Tuesday, March 12, 2013

"All of this happened, and I'm still here."

Two books I read in the last couple of weeks have been living in my head ever since.  I'd been struggling to write a blog post about the first one when I read the second one.  That's when I realized they go together.  Different stories, different voices.  Here is what is the same: Loneliness.  Bullying.  Shame.  Identity.  Saving yourself.

So I've tried to write about these two books.  They feel important.  I hope you read them.


Uses for Boys by Erica Lorraine Scheidt
The first thing I think of when I try to explain this book is the scene in The Breakfast Club where Andrew (the Jock) asks Allison (the Basket Case) about her parents.

ANDREW
So what's wrong? What is it? Is it bad?  Real bad? Parents?

ALLISON
Yeah...

ANDREW
What do they do to you?

ALLISON 
They ignore me...



Anna tells herself the story of how it used to be, when she and her mom lived together and were the whole world to one another. Before her mom was dating one man after the other and stopped coming home. Now Anna lives in a big house in a nice neighborhood. To fill up all that space she leaves on the television and all the lights. She covers the walls of her room with magazine pictures of happy families, happy girls.  Then she discovers that if you do things boys want, they'll stay around.  For a while, anyway.

You don't have to have used sex to find love to understand Anna.  You just have to have been really alone.  So alone that you'll be what someone else wants, risk losing yourself.  Or maybe you think what you are isn't worth very much.  Isn't that why you're alone?

Love is both the easiest and the hardest thing to do.  What Anna wants most -- a family -- seems so simple to ask for.  It's the commercials on TV, the ads in magazines.  It's the beginning of all our stories.  So why, like love, should family be so hard to find?


The Sweet Revenge of Celia Door by Karen Finneyfrock
The summer between 8th grade and freshman year, Celia turned Dark.  Every day she puts on her Darkness like armor.  Celia isn't going to be what she was in the 8th grade: someone who did what people told her to do, someone who went along with the popular kids.  And she's going to get revenge.

What Celia doesn't plan for is a best friend.  Drake says he isn't in town for long, only until he gets off the waitlist for an art school in New York City.  Celia dreads Drake's departure, or worse.  She worries that he will find out why she has no friends.






***
I finished this book on Friday.  On Saturday I read it again.  I thought, from what I knew about this book when I started it, that I would be in tears at the end.
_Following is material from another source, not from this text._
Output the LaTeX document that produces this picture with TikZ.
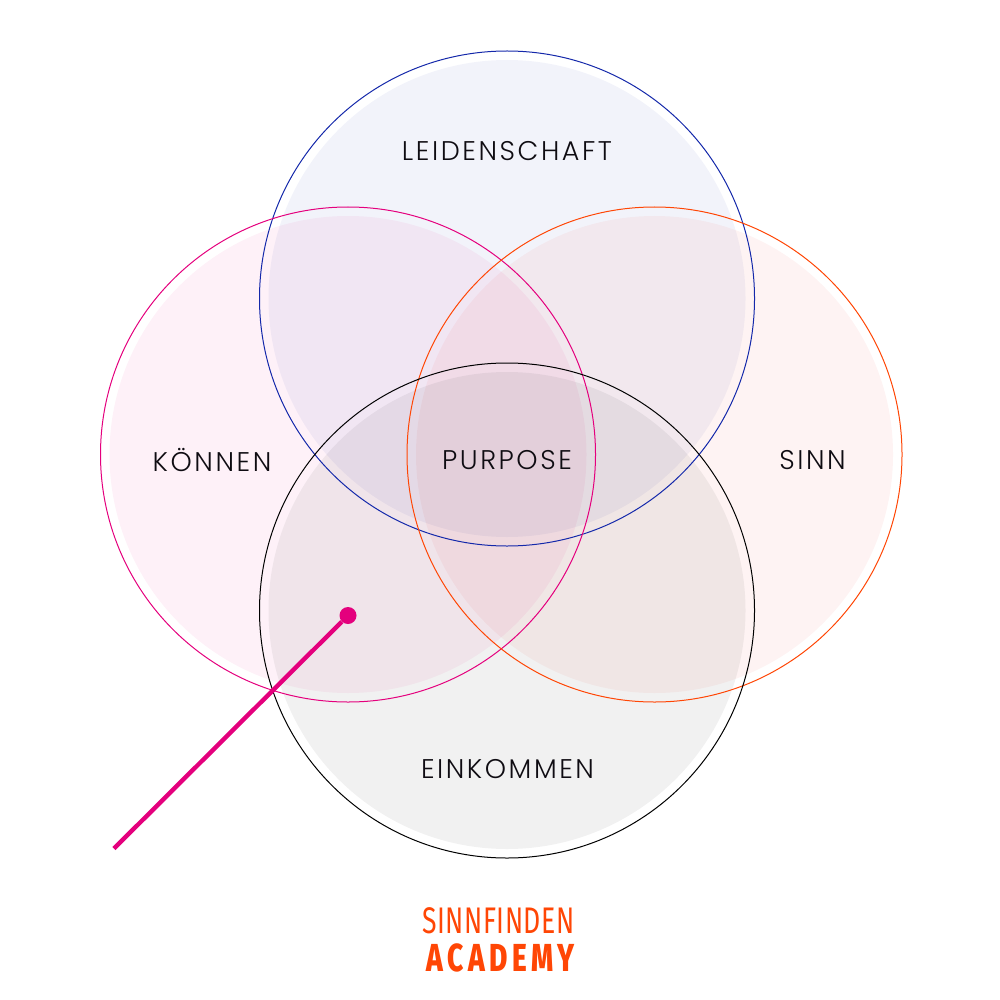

That's not what happened.  Instead I remembered.

I switched schools in the middle of 7th grade.  You know 7th grade? by the middle of the year everyone's got friends, has a group they're a part of.  I was quiet and dressed in my imagined version of Victorian London, using my mom's old clothes.  I couldn't be more uncool, for 7th grade.  Unless I stopped bathing, maybe.  Those next couple of months were among the worst of my life.  I tried laughing off the names people called me.  I tried ignoring them.  I spent lunchtime in the library.  I begged to go back to my old school.

I was Celia.  In so many ways and in the very worst way (if you read this book you'll know what I'm talking about) I was Celia.

I wasn't as brave as her though.  Things died down after those first couple months.  I changed how I dressed, though it was still a while before I got it right.  I found a group, not the cool kids, but friendly.  And I never stuck up for anyone who was tormented after me.  I never thought about that until I read this book.

This is how we start to go Dark.  This is when you get angry and anger never really leaves you.  You don't even know you're carrying it around all the time, but you are.  There isn't a single person on this planet who hasn't witnessed some version of this and I'll bet all I have that most of us are bystanders.  If you aren't, if you can do what Celia does, then you're amazing, because speaking out is incredibly hard.

It shouldn't be.  It should be like family, like love -- something so simple, so basic, it should be easy to open your hand and give it away.  Can something be easy and necessary at the same time?

Maybe first you have to save yourself.  Write the poem, draw the picture, tell yourself the story of how you want your life to be.  Become the person for whom alone does not mean lonely.  Then you'll be able to help save someone else.  It's still hard, but I hope it gets easier.